[lsb-discuss] LSB half walk between distro and not distro.

Wichmann, Mats D mats.d.wichmann at intel.com
Thu Mar 13 07:03:13 PDT 2008


Peter Dolding wrote:
> Currently LSB covered libs are far to limited for a lot of
> applications.   Yet not all lib's are going to be needed by all
> applications.
> 
> I do support for the www.winehq.org project.  It would be a great
> break threw if the project could stop making packages for every distro
> out there.

Hi Peter - thanks for chiming in!  We had some talks several years 
back (with Dan) about Wine and LSB, and it eventually became clear
it was too early then.

You've raised a lot of interesting issues, not all of which I
was aware of except in general terms (like security).  It would
be interesting if you could make some proposals how one could
proceed. 

As you probably know, LSB is not the kind of standards effort 
which tries to invent a solution and tell people they need to
follow it (yes, yes, I know one can find a few counter examples,
but they're very small in the scheme of things).  Usually what
needs to happen is people who are affected by an issue have to
get together and hammer out something.  The xdg-utils effort
is an example of one that worked out pretty well - there are
now ways for a desktop application to do some common things
in a manner that's independent of the desktop in use.  With that
gaining acceptance, we've been able to put it into LSB (for
3.2 it's Trial Use, which means it's not fully required yet).

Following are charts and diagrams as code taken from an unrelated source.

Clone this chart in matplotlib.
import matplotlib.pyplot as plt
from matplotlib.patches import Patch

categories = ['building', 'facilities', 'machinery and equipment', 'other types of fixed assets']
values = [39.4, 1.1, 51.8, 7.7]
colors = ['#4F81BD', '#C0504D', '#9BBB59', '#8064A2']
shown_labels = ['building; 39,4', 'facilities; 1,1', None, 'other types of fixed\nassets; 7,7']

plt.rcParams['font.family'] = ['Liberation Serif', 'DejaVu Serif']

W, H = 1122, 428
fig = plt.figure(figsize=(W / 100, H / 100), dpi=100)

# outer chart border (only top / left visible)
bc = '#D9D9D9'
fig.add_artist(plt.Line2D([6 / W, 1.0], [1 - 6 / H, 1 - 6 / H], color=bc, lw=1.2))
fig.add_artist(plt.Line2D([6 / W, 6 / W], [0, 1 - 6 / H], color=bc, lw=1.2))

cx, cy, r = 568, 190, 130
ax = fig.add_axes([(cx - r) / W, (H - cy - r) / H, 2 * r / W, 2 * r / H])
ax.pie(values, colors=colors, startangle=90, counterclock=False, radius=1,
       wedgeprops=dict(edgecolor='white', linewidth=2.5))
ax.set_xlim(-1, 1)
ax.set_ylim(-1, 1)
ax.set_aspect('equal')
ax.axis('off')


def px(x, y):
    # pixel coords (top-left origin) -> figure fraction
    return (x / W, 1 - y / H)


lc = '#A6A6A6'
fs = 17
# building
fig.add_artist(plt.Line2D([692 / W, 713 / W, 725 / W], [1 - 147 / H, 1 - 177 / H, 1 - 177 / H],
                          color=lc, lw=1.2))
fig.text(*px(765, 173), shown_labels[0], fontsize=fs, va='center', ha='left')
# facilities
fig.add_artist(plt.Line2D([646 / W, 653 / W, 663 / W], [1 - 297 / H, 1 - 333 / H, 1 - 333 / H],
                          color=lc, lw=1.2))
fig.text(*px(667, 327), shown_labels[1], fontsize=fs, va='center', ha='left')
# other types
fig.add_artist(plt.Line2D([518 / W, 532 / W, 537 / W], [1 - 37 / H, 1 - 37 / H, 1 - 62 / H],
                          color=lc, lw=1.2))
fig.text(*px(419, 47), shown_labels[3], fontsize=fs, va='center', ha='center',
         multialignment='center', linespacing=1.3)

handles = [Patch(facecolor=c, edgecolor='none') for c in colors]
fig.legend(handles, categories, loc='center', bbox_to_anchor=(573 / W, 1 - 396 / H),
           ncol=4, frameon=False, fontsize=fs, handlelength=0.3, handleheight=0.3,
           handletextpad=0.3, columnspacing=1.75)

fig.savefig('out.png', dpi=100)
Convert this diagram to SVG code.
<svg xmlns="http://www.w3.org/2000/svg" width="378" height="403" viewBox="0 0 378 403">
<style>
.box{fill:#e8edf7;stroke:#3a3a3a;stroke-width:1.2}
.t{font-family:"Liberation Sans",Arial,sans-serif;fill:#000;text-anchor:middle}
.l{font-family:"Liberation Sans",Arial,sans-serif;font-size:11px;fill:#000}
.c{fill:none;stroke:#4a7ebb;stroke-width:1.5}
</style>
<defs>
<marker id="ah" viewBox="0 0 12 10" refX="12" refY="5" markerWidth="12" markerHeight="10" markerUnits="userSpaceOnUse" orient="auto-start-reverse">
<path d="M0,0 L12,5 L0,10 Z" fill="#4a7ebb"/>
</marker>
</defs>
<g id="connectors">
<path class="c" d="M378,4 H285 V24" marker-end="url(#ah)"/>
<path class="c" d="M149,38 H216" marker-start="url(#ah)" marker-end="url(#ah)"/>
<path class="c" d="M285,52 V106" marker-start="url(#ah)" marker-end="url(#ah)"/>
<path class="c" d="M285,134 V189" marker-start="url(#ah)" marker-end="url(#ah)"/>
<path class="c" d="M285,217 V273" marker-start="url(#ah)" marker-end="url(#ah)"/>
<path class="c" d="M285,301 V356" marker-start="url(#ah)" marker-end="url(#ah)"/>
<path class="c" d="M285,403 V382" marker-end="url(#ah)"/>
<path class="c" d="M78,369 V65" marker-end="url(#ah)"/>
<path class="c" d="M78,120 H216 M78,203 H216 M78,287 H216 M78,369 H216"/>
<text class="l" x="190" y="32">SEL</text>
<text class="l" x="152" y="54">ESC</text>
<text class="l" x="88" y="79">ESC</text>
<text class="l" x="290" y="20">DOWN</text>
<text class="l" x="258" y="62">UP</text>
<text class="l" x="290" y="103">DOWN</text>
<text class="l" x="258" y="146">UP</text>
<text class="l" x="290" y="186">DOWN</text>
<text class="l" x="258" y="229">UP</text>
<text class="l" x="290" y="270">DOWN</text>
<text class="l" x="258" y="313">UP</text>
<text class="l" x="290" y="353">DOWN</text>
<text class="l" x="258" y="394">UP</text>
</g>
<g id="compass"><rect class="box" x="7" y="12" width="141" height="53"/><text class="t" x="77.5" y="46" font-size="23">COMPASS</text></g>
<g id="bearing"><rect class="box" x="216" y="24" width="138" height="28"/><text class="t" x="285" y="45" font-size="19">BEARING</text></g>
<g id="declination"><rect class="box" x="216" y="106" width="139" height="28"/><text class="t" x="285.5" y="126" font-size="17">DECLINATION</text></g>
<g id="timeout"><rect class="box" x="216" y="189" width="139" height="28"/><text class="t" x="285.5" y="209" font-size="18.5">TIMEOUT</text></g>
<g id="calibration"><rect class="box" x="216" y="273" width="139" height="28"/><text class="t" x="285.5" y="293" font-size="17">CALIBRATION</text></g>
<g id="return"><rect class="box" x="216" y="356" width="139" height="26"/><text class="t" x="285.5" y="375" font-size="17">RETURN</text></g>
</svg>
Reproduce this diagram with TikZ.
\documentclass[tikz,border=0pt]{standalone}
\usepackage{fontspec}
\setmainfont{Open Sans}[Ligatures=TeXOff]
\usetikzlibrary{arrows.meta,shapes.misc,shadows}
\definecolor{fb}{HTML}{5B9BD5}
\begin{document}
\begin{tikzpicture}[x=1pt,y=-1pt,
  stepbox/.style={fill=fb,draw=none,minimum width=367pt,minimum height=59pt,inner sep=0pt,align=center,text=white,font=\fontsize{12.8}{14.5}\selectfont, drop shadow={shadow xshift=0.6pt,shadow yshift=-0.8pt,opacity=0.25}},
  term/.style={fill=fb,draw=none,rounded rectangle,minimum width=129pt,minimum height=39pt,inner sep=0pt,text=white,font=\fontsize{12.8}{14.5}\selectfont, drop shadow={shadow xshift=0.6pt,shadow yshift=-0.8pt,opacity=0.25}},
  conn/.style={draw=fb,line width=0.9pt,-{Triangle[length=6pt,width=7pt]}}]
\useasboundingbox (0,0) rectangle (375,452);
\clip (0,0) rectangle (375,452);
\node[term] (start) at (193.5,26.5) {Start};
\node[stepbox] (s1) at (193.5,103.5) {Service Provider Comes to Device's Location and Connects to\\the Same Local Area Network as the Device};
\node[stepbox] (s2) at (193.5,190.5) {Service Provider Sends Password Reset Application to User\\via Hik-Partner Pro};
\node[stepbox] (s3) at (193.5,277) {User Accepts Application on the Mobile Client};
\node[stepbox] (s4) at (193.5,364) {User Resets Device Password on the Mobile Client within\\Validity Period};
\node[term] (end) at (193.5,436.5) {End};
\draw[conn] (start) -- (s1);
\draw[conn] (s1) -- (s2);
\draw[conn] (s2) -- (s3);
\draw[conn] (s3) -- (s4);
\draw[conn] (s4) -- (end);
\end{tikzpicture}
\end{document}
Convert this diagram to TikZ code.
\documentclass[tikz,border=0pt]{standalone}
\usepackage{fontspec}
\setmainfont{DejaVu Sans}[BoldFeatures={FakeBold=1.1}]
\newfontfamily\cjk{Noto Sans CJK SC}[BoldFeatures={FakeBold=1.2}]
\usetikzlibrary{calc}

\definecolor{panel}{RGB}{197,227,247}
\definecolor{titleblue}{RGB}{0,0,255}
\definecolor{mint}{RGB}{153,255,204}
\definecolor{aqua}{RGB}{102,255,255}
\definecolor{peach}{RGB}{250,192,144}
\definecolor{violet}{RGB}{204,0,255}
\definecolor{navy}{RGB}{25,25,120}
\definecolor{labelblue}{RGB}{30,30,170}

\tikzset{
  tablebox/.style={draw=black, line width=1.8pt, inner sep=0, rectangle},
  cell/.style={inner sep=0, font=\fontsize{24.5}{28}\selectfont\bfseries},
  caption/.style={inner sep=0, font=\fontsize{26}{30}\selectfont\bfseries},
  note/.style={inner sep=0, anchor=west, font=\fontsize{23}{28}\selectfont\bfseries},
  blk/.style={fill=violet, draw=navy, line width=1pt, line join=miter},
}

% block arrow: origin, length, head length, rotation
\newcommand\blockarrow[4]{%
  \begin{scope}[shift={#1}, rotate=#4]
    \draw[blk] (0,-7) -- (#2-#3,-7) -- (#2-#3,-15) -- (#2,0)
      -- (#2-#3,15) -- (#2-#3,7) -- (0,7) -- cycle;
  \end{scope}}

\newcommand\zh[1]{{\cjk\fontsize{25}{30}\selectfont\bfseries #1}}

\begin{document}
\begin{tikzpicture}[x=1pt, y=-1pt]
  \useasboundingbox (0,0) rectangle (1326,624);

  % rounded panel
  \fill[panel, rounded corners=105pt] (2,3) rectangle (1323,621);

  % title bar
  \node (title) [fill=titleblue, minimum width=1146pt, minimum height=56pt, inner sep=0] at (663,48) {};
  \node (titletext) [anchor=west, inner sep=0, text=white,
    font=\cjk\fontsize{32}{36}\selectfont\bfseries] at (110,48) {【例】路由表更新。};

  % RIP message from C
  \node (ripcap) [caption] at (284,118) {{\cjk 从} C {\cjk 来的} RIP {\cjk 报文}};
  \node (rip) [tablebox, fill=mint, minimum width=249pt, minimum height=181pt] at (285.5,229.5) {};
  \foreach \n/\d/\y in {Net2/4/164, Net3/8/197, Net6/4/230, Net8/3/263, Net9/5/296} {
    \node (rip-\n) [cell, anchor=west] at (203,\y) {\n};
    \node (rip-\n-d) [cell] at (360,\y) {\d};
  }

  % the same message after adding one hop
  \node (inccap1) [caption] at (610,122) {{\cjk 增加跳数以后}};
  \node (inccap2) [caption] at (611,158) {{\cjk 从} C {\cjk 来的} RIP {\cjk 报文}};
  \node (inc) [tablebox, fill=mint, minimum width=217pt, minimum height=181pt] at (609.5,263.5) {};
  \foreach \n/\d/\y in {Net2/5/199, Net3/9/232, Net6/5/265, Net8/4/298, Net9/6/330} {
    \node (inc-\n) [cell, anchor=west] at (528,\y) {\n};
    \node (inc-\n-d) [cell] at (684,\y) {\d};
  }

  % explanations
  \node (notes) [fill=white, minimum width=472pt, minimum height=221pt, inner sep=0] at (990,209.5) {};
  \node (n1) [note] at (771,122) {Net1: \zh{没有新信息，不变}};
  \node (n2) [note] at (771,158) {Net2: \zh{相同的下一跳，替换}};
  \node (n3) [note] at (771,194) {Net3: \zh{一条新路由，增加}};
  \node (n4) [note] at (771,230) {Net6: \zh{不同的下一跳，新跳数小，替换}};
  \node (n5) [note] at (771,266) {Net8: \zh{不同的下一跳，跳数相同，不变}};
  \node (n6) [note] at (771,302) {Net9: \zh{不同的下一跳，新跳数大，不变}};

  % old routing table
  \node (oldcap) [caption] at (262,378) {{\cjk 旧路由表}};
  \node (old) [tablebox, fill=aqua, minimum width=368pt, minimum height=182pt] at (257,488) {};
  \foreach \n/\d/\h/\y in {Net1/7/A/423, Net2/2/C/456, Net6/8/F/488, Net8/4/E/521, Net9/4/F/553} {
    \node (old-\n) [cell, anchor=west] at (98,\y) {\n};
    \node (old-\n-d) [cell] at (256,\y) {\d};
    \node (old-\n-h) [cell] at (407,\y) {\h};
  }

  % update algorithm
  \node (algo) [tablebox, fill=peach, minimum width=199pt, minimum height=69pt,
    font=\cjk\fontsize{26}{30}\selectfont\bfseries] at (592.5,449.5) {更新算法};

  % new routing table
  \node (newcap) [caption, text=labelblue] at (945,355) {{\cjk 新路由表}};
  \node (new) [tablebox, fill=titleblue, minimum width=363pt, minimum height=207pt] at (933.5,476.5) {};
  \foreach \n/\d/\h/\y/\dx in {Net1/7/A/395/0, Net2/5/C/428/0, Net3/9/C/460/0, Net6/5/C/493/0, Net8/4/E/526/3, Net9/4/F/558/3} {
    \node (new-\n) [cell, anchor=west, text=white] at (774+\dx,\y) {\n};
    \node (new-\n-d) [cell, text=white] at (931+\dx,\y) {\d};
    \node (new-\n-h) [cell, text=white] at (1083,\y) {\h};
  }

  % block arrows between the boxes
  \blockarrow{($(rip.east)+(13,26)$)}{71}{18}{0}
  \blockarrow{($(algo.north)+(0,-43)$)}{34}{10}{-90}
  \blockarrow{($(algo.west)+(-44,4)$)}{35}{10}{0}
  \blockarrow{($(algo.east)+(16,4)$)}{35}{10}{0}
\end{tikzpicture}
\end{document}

There are several ways to bring out these issues and get them
more attention.  One venue could be the Desktop Architects
Meeting which will be part of Linux Foundation's Collaboration
Summit next month.  I admit I haven't paid that much attention,
do you know if Wine folks are plugged in to that this year?
If I'm not wrong there have been people involved with Wine
at DAM in past years.

I don't know about this "end of Distros as we know it" :-) -
let's not be too incendiary, shall we?   I think it would
take a lot for distros to stop packaging so much, I would
always think the issue of trust would come out ("how could we
trust all of these packages coming from some source we have
no control over - guess who gets the support call?"). 
Given that's probably not a goal - certainly not at this stage - 
is there serious progress that could be made to help developers?